> Description of the task: Exactly retype the lines from the one containing "Reproduce this chart with matplotlib." through the one containing "fig.savefig('out.png', dpi=100)"; both ends count, pictures do not.

> Entries with chart source code:
========================

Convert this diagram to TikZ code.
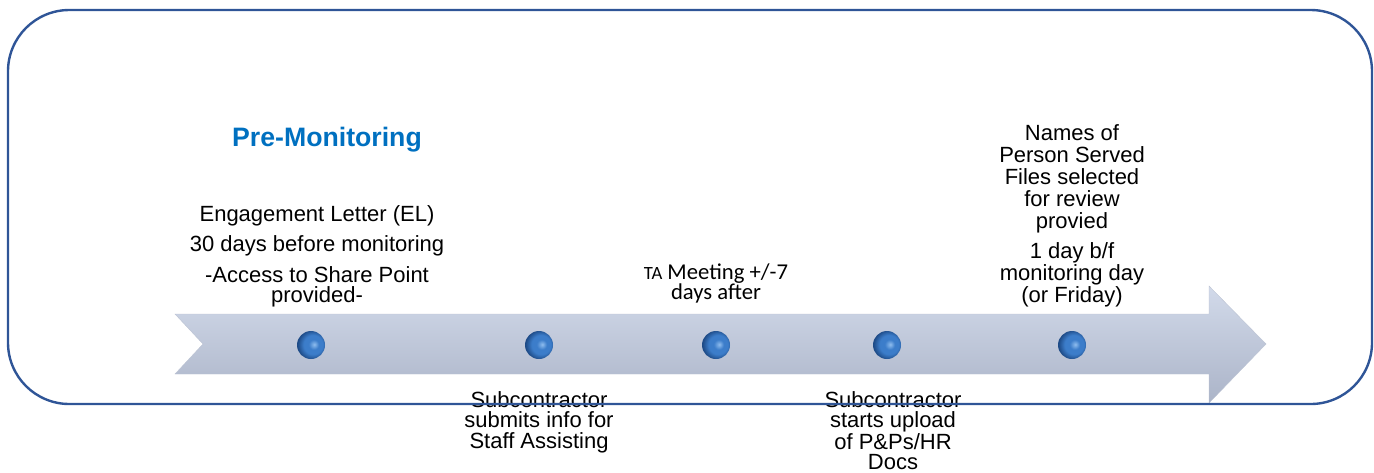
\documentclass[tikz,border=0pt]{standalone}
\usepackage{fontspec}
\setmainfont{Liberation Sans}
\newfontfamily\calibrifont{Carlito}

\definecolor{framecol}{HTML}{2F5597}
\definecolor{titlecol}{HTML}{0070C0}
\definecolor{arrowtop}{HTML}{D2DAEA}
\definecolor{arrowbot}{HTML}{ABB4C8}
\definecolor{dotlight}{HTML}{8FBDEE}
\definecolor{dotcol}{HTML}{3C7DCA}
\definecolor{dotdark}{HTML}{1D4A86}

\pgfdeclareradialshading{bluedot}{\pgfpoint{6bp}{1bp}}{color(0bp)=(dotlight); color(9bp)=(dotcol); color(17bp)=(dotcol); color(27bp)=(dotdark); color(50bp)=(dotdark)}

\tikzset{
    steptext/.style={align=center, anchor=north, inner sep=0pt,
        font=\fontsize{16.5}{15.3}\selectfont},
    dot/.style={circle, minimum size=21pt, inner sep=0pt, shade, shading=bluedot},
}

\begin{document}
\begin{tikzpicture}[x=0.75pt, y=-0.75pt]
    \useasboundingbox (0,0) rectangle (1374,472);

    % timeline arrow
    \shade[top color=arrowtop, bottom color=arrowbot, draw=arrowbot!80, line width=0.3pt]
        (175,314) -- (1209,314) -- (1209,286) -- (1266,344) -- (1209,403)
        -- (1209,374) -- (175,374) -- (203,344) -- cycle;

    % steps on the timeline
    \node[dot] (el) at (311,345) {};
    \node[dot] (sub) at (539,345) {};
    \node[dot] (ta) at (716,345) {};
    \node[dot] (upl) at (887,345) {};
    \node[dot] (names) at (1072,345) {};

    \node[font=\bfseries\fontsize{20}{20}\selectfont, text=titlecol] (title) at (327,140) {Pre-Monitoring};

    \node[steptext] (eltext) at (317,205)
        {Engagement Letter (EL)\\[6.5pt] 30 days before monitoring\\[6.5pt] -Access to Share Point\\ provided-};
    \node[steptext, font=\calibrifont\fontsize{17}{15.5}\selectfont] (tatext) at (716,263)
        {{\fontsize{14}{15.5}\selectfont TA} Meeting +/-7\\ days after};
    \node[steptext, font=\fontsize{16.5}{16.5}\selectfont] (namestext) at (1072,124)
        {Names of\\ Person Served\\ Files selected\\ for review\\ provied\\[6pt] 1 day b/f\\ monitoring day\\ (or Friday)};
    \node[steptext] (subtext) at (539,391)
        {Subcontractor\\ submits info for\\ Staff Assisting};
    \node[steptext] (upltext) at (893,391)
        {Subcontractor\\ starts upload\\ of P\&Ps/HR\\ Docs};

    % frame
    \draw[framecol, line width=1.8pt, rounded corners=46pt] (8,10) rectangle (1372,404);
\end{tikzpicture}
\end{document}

========================

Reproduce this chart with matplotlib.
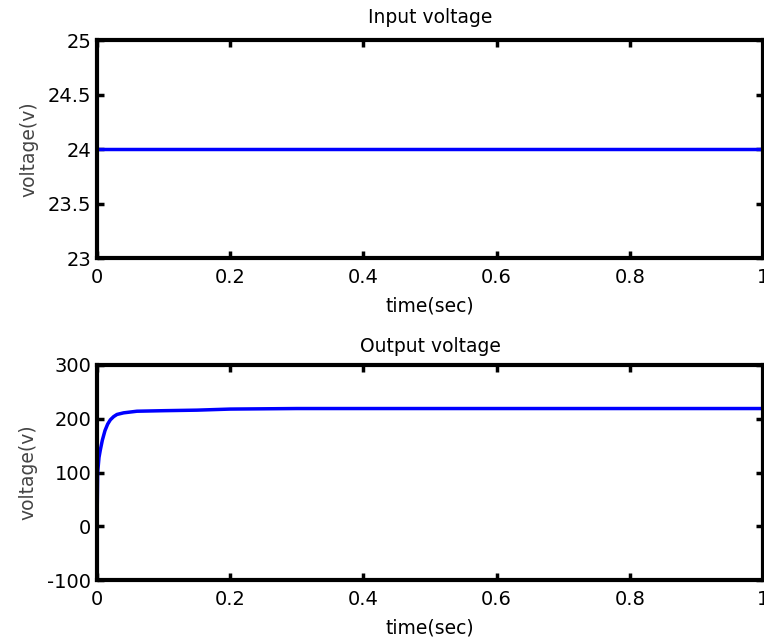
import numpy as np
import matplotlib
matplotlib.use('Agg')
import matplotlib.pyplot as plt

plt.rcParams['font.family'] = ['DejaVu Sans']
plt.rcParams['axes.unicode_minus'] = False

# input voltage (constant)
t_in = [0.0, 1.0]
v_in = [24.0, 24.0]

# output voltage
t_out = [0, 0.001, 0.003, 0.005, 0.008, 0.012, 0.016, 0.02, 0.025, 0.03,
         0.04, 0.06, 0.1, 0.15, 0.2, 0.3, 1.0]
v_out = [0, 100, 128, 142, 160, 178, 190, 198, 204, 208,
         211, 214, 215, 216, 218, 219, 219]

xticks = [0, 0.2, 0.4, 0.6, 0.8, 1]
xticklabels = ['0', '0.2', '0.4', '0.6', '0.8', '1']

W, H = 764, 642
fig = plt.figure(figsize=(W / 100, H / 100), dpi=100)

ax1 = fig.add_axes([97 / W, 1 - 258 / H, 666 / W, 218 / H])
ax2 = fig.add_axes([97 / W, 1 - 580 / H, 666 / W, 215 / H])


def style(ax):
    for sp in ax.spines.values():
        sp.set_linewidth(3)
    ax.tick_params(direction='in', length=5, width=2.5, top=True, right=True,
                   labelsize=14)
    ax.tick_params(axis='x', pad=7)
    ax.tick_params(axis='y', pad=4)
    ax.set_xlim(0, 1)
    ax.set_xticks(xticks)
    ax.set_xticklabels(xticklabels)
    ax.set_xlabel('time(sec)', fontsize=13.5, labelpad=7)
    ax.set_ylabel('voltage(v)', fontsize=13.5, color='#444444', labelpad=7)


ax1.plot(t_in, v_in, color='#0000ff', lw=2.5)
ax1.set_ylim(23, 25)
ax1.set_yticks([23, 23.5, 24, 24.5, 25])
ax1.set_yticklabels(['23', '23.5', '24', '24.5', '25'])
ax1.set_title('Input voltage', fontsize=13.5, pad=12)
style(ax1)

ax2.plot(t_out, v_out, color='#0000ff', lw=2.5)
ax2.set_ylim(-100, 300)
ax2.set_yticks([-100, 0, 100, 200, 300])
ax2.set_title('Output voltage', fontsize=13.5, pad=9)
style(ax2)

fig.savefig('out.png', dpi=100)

========================

> Finished exercise:
Reproduce this chart with matplotlib.
import numpy as np
import matplotlib
matplotlib.use('Agg')
import matplotlib.pyplot as plt

plt.rcParams['font.family'] = ['DejaVu Sans']
plt.rcParams['axes.unicode_minus'] = False

# input voltage (constant)
t_in = [0.0, 1.0]
v_in = [24.0, 24.0]

# output voltage
t_out = [0, 0.001, 0.003, 0.005, 0.008, 0.012, 0.016, 0.02, 0.025, 0.03,
         0.04, 0.06, 0.1, 0.15, 0.2, 0.3, 1.0]
v_out = [0, 100, 128, 142, 160, 178, 190, 198, 204, 208,
         211, 214, 215, 216, 218, 219, 219]

xticks = [0, 0.2, 0.4, 0.6, 0.8, 1]
xticklabels = ['0', '0.2', '0.4', '0.6', '0.8', '1']

W, H = 764, 642
fig = plt.figure(figsize=(W / 100, H / 100), dpi=100)

ax1 = fig.add_axes([97 / W, 1 - 258 / H, 666 / W, 218 / H])
ax2 = fig.add_axes([97 / W, 1 - 580 / H, 666 / W, 215 / H])


def style(ax):
    for sp in ax.spines.values():
        sp.set_linewidth(3)
    ax.tick_params(direction='in', length=5, width=2.5, top=True, right=True,
                   labelsize=14)
    ax.tick_params(axis='x', pad=7)
    ax.tick_params(axis='y', pad=4)
    ax.set_xlim(0, 1)
    ax.set_xticks(xticks)
    ax.set_xticklabels(xticklabels)
    ax.set_xlabel('time(sec)', fontsize=13.5, labelpad=7)
    ax.set_ylabel('voltage(v)', fontsize=13.5, color='#444444', labelpad=7)


ax1.plot(t_in, v_in, color='#0000ff', lw=2.5)
ax1.set_ylim(23, 25)
ax1.set_yticks([23, 23.5, 24, 24.5, 25])
ax1.set_yticklabels(['23', '23.5', '24', '24.5', '25'])
ax1.set_title('Input voltage', fontsize=13.5, pad=12)
style(ax1)

ax2.plot(t_out, v_out, color='#0000ff', lw=2.5)
ax2.set_ylim(-100, 300)
ax2.set_yticks([-100, 0, 100, 200, 300])
ax2.set_title('Output voltage', fontsize=13.5, pad=9)
style(ax2)

fig.savefig('out.png', dpi=100)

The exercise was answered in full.